The only silver lining current to this crisis is the strong centrist course-correction recommended by many big voices in the Indian media. They too don’t see gains for India in going it alone in Kashmir. Their argument is equally embedded in realpolitik: it is not as if the Hurriyat talks had done anything more than bring advantage to two sides trying to get on with business, without prejudice to officially held positions. Clued-in Indians also understand that what India will lose here is the bilateral latitude of a real conversation on terrorism with Pakistan. They were never seen as a trade-off, but in reality, that is how it will work.

In any future gaming beyond tactical diplomacy, the going will only get bilaterally tougher. Nor will it offer comfort for elite opinion in India that imagines Pakistan at an isolated strategic disadvantage through the internal terrorism bleed-out option. Because nothing is containable anymore, not even conflict. The Afghan security transition is enough reason for that mindset to shift, not to mention India’s own swathes of insurgent terrain.

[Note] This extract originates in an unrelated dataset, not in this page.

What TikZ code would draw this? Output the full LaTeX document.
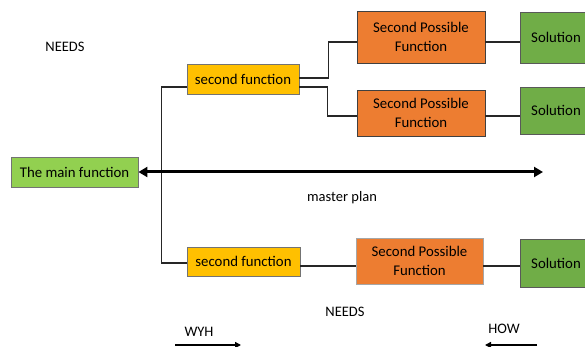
\documentclass[tikz,border=0pt]{standalone}
\usepackage{fontspec}
\setmainfont{Carlito}
\usetikzlibrary{arrows.meta}
\definecolor{mainG}{HTML}{92D050}
\definecolor{solG}{HTML}{70AD47}
\definecolor{orng}{HTML}{ED7D31}
\definecolor{yel}{HTML}{FFC000}
\tikzset{
  box/.style={draw=black!55, line width=0.9pt, inner sep=0pt, align=center, font=\fontsize{14.8}{18.5}\selectfont},
  mainbox/.style={box, fill=mainG},
  sfbox/.style={box, fill=yel},
  spbox/.style={box, fill=orng, draw=black!75},
  spboxlight/.style={box, fill=orng, draw=black!35},
  solbox/.style={box, fill=solG, draw=black!65},
  conn/.style={draw=black!85, line width=1.3pt},
  bigarrow/.style={line width=3pt, {Triangle[length=9pt,width=10pt]}-{Triangle[length=9pt,width=10pt]}},
  smallarrow/.style={line width=1.8pt, -{Triangle[length=6pt,width=6pt]}},
  lbl/.style={font=\fontsize{14.5}{17}\selectfont, inner sep=0pt}
}
\begin{document}
\begin{tikzpicture}[x=1pt,y=-1pt]
\clip (0,0) rectangle (585,347);
\fill[white] (0,0) rectangle (585,347);

\node[mainbox, minimum width=127pt, minimum height=30pt] (main) at (74.5,172) {The main function};
\node[sfbox, minimum width=112pt, minimum height=30pt] (sf1) at (243,79) {second function};
\node[sfbox, minimum width=113pt, minimum height=29pt] (sf2) at (243.5,261.5) {second function};
\node[spbox, minimum width=128pt, minimum height=52pt] (sp1) at (421,37) {Second Possible\\Function};
\node[spbox, minimum width=128pt, minimum height=46pt] (sp2) at (421,113) {Second Possible\\Function};
\node[spboxlight, minimum width=127pt, minimum height=46pt] (sp3) at (419.5,261) {Second Possible\\Function};
\node[solbox, minimum width=72pt, minimum height=51pt] (sol1) at (556,37.5) {Solution};
\node[solbox, minimum width=72pt, minimum height=47pt] (sol2) at (556,110.5) {Solution};
\node[solbox, minimum width=72pt, minimum height=48pt] (sol3) at (556,263) {Solution};

\node[lbl] (needs1) at (65,47) {NEEDS};
\node[lbl] (needs2) at (345,312) {NEEDS};
\node[lbl] (mp) at (342,198) {master plan};
\node[lbl] (wyh) at (199,332) {WYH};
\node[lbl] (how) at (504,329) {HOW};

% tree connectors
\draw[conn] ([yshift=-8pt]sf1.west) -- ++(-25,0) |- ([yshift=-1.5pt]sf2.west);
\draw[conn] ([yshift=1pt]sf1.east) -- ++(29,0) |- ([yshift=-5pt]sp1.west);
\draw[conn] ([yshift=-8pt]sf1.east) -- ++(28,0) |- ([yshift=-3pt]sp2.west);
\draw[conn] ([yshift=-5pt]sp1.east) -- ([yshift=-5pt]sp1.east -| sol1.west);
\draw[conn] ([yshift=-3pt]sp2.east) -- ([yshift=-3pt]sp2.east -| sol2.west);
\draw[conn] ([yshift=-4.5pt]sf2.east) -- ([yshift=-4.5pt]sf2.east -| sp3.west);
\draw[conn] ([yshift=-5pt]sp3.east) -- ([yshift=-5pt]sp3.east -| sol3.west);

% master plan arrow
\coordinate (mpEnd) at (543,172);
\draw[bigarrow] (main.east) -- (mpEnd);

% direction arrows
\coordinate (wyhS) at (175,345);
\coordinate (wyhE) at (241,345);
\draw[smallarrow] (wyhS) -- (wyhE);
\coordinate (howS) at (537,345);
\coordinate (howE) at (485,345);
\draw[smallarrow] (howS) -- (howE);
\end{tikzpicture}
\end{document}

In this context, risking talks between India and Pakistan on Kashmir, as well as terrorism, for shutting down a pro-forma conversation to include Kashmiri voices from the Valley is well, hard to fathom.

But then that is typical India and Pakistan. One day biryanis and bonhomie, the other two days muscle and war memes. It is too bad that instead of sorting the conflict vertical on the LoC, or avoiding a potential proxy war in Afghanistan, both sides are studying their fine print. We all know how well that goes.